--- Start ---

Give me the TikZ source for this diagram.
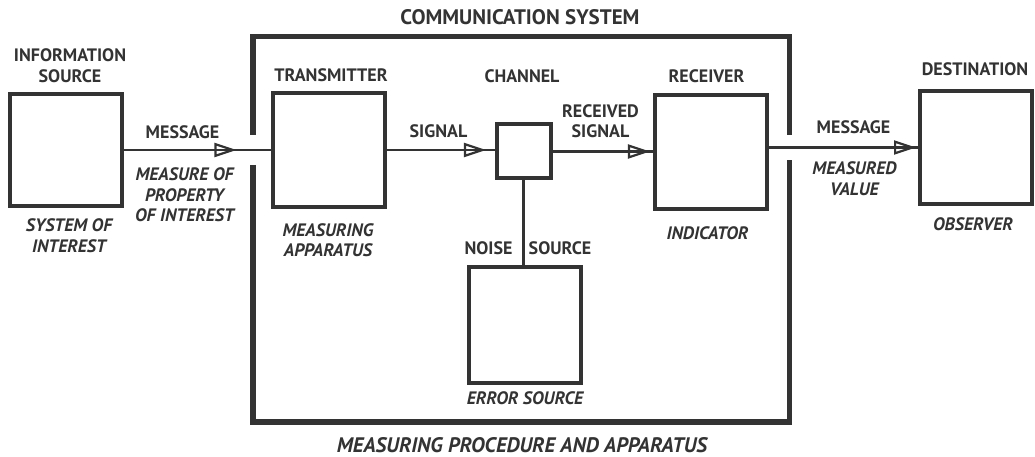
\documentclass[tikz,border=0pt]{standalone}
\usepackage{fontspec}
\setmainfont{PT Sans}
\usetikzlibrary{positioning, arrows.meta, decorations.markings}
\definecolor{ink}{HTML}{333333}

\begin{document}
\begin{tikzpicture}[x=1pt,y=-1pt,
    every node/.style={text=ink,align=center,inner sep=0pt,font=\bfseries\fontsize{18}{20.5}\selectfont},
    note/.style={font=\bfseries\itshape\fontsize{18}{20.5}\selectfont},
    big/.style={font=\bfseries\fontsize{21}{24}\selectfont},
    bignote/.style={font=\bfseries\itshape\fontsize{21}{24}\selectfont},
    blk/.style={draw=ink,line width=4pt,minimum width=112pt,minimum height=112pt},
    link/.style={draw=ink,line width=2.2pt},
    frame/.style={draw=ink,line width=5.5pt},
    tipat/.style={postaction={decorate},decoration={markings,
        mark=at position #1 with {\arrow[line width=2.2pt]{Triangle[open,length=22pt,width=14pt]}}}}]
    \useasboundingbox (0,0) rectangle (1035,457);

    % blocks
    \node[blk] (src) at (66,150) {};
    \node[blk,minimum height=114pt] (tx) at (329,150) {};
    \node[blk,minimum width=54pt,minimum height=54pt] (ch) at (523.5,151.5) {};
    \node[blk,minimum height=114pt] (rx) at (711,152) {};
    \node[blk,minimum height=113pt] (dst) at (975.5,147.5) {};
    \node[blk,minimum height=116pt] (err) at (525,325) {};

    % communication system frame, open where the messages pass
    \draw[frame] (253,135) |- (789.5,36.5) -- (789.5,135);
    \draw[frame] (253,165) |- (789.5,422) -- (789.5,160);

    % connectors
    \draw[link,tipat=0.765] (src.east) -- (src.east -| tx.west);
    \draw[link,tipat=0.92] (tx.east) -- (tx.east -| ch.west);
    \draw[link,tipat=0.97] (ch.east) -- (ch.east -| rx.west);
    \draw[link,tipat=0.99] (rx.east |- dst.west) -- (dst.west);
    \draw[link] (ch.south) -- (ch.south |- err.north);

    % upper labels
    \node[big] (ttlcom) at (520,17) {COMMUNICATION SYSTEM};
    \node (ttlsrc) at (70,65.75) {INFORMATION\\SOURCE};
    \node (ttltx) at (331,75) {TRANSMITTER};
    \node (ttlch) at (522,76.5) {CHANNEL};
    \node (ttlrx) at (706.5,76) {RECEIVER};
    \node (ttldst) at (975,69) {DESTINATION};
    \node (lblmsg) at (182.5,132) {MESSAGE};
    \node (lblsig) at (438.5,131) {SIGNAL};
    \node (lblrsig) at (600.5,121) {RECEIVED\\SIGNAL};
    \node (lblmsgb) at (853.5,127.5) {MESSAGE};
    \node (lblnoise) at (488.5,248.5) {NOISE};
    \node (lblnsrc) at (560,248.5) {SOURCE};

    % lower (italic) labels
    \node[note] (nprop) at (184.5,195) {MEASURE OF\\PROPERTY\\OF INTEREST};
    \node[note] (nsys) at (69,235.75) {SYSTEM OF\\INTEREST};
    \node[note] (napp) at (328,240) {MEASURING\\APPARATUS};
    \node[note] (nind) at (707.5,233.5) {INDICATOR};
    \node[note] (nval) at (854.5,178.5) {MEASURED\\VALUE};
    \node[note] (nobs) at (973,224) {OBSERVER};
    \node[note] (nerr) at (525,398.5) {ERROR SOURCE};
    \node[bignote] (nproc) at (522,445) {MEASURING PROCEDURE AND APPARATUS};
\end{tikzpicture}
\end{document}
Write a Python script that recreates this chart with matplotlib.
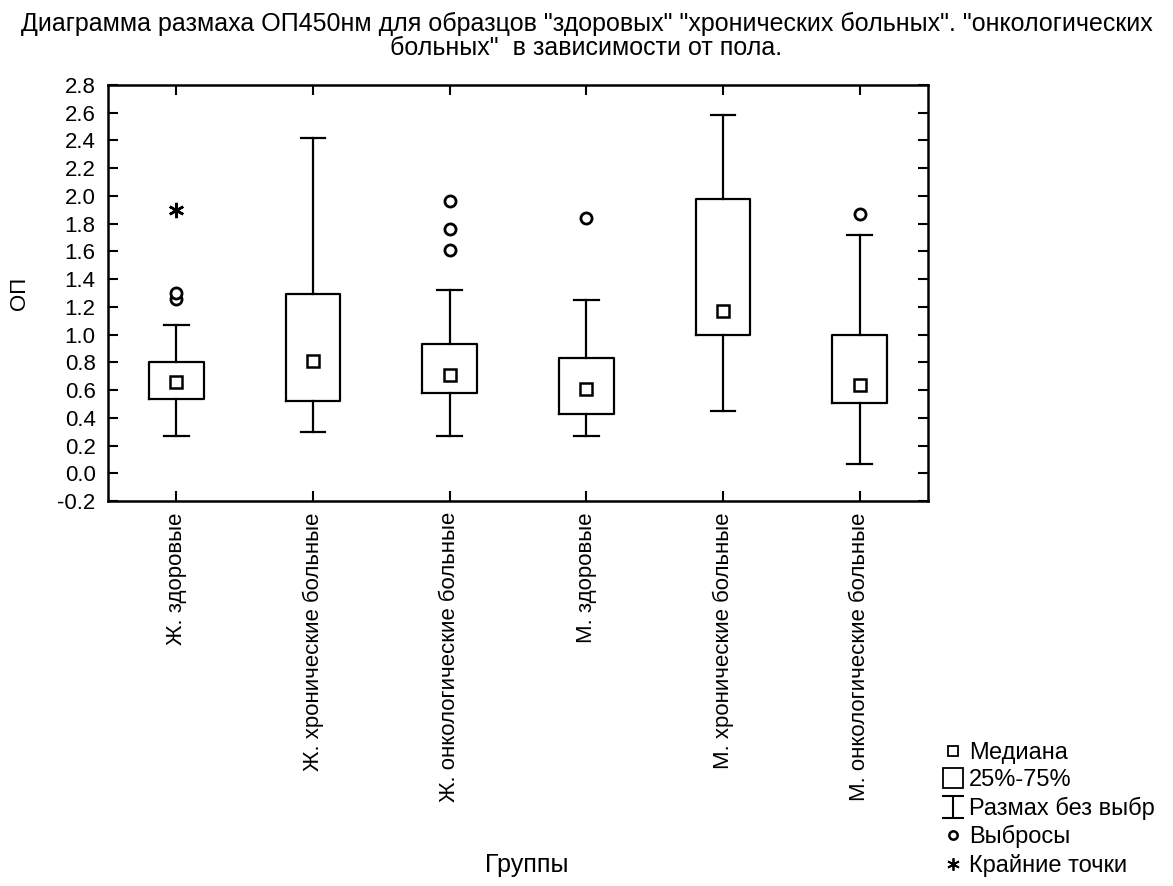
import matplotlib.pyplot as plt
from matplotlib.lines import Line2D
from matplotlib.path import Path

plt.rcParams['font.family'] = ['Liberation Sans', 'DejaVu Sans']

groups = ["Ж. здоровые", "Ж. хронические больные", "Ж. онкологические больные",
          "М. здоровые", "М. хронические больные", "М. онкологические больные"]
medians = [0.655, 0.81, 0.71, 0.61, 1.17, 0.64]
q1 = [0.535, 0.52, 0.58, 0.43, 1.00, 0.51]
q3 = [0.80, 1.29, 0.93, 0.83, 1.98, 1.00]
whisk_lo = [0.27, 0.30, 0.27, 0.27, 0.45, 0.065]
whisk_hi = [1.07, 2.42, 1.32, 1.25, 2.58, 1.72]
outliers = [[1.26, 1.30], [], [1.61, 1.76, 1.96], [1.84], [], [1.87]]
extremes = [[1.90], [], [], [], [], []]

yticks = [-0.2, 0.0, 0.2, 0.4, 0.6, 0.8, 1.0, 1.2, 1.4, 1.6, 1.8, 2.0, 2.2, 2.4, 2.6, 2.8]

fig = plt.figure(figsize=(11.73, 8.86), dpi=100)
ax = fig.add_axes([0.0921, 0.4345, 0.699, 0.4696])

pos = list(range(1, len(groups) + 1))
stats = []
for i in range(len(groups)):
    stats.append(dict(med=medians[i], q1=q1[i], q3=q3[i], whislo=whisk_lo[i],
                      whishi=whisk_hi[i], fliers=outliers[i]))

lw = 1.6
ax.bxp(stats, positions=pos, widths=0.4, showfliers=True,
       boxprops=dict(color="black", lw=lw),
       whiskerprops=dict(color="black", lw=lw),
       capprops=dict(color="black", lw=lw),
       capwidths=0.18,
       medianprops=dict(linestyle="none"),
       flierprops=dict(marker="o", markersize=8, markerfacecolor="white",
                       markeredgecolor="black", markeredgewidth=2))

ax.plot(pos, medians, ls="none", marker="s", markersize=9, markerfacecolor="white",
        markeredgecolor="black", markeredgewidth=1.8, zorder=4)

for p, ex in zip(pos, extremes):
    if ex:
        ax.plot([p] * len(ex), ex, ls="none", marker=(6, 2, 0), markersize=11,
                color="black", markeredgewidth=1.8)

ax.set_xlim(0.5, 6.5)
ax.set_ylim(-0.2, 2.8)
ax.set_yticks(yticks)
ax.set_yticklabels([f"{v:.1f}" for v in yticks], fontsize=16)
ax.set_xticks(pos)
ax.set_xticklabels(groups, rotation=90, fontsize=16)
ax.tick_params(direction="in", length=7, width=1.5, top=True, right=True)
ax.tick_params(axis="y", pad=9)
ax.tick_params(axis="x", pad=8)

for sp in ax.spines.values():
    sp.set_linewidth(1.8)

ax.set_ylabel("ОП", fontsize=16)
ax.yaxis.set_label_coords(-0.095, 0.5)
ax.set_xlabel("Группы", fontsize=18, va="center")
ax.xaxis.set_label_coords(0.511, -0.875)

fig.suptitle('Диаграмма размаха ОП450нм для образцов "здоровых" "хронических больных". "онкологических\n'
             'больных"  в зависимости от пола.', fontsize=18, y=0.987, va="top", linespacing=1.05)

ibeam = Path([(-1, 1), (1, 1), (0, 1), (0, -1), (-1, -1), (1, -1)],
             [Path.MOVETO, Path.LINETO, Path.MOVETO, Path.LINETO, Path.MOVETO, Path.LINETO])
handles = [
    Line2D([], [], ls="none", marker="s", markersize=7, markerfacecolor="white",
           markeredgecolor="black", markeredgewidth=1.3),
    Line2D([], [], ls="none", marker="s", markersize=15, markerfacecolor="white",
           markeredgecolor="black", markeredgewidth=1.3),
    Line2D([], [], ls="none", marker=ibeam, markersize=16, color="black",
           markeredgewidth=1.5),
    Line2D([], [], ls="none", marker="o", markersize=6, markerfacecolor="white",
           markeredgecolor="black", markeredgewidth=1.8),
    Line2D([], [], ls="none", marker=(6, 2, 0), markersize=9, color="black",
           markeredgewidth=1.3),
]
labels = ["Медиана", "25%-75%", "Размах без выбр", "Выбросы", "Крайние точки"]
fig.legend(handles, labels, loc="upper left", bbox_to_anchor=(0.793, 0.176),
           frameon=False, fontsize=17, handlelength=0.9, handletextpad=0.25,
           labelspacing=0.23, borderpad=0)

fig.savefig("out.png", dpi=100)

--- End ---

INSTRUCTIONS TO FOLLOW: Restate exactly, please, only the lines between the start of the data and the line containing "height=116pt] (err) at", both ends included, skipping the pictures.

IN RESPONSE:
Give me the TikZ source for this diagram.
\documentclass[tikz,border=0pt]{standalone}
\usepackage{fontspec}
\setmainfont{PT Sans}
\usetikzlibrary{positioning, arrows.meta, decorations.markings}
\definecolor{ink}{HTML}{333333}

\begin{document}
\begin{tikzpicture}[x=1pt,y=-1pt,
    every node/.style={text=ink,align=center,inner sep=0pt,font=\bfseries\fontsize{18}{20.5}\selectfont},
    note/.style={font=\bfseries\itshape\fontsize{18}{20.5}\selectfont},
    big/.style={font=\bfseries\fontsize{21}{24}\selectfont},
    bignote/.style={font=\bfseries\itshape\fontsize{21}{24}\selectfont},
    blk/.style={draw=ink,line width=4pt,minimum width=112pt,minimum height=112pt},
    link/.style={draw=ink,line width=2.2pt},
    frame/.style={draw=ink,line width=5.5pt},
    tipat/.style={postaction={decorate},decoration={markings,
        mark=at position #1 with {\arrow[line width=2.2pt]{Triangle[open,length=22pt,width=14pt]}}}}]
    \useasboundingbox (0,0) rectangle (1035,457);

    % blocks
    \node[blk] (src) at (66,150) {};
    \node[blk,minimum height=114pt] (tx) at (329,150) {};
    \node[blk,minimum width=54pt,minimum height=54pt] (ch) at (523.5,151.5) {};
    \node[blk,minimum height=114pt] (rx) at (711,152) {};
    \node[blk,minimum height=113pt] (dst) at (975.5,147.5) {};
    \node[blk,minimum height=116pt] (err) at (525,325) {};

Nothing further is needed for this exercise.